Weather and climate – getting the best information

By Joel Lisonbee, Bureau of Meteorology, Climate Liaison Services

The weather plays an important role in growing, holding, selling and eating mangoes, and to make predicting the weather easier, the Bureau of Meteorology provides more than just daily weather forecasts. It also has a wealth of information about long-range weather events, such as climate, which is freely available online for anyone to use, any time, but many people don't know what is available or where to find it.

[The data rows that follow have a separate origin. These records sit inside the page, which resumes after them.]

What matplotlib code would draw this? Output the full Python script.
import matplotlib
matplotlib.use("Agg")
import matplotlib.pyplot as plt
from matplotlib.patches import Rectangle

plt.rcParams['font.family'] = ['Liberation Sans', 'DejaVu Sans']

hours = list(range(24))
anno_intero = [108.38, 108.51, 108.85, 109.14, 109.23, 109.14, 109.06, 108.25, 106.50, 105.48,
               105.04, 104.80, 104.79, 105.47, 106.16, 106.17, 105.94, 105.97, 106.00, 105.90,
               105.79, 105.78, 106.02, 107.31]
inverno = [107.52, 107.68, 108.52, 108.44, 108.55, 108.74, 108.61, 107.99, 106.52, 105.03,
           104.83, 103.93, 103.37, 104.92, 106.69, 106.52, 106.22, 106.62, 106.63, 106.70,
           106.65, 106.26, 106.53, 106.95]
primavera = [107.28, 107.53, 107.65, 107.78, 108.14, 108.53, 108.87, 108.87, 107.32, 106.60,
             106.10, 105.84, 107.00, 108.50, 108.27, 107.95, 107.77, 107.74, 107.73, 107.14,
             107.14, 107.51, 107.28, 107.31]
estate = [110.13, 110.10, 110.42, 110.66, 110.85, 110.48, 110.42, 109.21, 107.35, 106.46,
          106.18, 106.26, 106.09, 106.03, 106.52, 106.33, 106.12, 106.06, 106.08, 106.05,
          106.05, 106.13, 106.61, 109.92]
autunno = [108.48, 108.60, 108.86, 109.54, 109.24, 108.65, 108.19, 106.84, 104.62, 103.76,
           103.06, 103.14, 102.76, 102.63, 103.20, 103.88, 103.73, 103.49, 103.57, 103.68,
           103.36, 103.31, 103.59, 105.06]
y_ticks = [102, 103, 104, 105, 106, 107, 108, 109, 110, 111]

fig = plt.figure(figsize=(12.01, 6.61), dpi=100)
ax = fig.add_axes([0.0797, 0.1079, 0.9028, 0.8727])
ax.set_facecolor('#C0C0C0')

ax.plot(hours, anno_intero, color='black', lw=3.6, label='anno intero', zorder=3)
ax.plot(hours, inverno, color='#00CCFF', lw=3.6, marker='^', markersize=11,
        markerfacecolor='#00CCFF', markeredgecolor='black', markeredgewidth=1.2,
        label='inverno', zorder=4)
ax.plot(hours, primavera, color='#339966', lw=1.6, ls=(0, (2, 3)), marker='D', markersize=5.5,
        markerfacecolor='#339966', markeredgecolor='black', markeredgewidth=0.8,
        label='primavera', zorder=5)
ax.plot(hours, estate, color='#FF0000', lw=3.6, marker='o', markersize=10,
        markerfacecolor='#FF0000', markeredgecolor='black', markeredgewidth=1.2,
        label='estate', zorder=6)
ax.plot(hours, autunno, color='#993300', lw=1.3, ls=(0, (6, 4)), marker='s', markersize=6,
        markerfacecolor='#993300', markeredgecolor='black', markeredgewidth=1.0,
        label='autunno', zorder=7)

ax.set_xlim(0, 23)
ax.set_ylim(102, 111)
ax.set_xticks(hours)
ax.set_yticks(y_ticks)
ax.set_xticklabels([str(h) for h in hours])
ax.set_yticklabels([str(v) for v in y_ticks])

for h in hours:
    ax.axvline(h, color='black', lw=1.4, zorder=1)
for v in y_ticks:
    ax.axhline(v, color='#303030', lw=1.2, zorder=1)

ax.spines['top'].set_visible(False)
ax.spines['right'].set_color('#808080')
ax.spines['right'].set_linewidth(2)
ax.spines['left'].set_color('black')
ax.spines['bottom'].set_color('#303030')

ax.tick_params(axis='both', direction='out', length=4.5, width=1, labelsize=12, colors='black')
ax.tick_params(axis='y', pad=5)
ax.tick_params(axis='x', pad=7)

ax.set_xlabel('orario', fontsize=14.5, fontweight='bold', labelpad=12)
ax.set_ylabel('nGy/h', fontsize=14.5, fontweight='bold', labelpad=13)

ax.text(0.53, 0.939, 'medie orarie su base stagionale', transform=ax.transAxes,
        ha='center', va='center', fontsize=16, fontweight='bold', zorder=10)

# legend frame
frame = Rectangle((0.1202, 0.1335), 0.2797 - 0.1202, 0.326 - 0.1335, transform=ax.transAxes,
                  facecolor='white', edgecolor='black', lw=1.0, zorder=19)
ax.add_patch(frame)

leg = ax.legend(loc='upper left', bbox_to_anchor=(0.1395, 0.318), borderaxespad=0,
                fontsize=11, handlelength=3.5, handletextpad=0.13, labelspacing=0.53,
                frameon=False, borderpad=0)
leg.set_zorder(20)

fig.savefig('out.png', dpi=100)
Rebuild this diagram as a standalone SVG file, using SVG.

Bureau of Meteorology home page

Bureau of Meteorology home page

The best place to start is the home page of the Bureau's web site, www.bom.gov.au . Below the daily weather observations you will find eight light blue boxes with links to the Bureau's other services. The Climate and Past Weather icon will take you to the climate information pages (www.bom.gov.au/climate) where there is a lot of useful information, so take some time to look around.



Three climate services you should be aware of:

Seasonal Climate Outlook (www.bom.gov.au/climate/ahead) This is a general statement about the likelihood of wetter or drier than normal weather, and warmer or cooler than normal conditions, over a three-month period. The outlook is a probabilistic forecast, so rather than forecasting a rainfall amount or temperature it will give the odds of a certain event occurring. In the case of the rainfall outlook the forecast answers the question "what are the odds that this season will be wetter than normal?" The most recent outlook shows a forecast of 40% chance of above normal rainfall for July through September for most of eastern Australia, in other words there is a 60% chance of drier than normal conditions.

Seasonal climate outlook

Seasonal climate outlook

Climate Data Online (www.bom.gov.au/climate/data) Here you can access daily and historical rainfall and temperature data from any Bureau of Meteorology weather station for any time in that stations history. You can also look up daily and monthly statistics for a weather station, view tables and graphs of the data and download the data in various formats.

Madden-Julian Oscillation (MJO) web page, including the Weekly Tropical Climate Note (www.bom.gov.au/climate/mjo) This provides information on tropical weather for Australia. The MJO is the major fluctuation in tropical weather on weekly to monthly timescales. The MJO is responsible for the fluctuation of the north Australian monsoon in the wet season and has some impact on winds and temperatures across the north in the dry season. The Weekly Tropical Climate Note is a short (never more than one page) summary of the intra-seasonal (week-to-month) variations in the tropical climate. It includes information about global monsoons (with a focus on the Australian monsoon when it is active), a summary of the MJO, information about El Niño, and a look ahead at the next few weeks. The Weekly Tropical Climate Note is updated weekly, usually on Tuesday afternoons.

Take some time to look at the climate information provided by the Bureau of Meteorology. You can provide feedback on any of the products by sending an e-mail to helpdesk.climate@bom.gov.au .

By knowing what to expect from the climate, you will be less surprised when weather happens.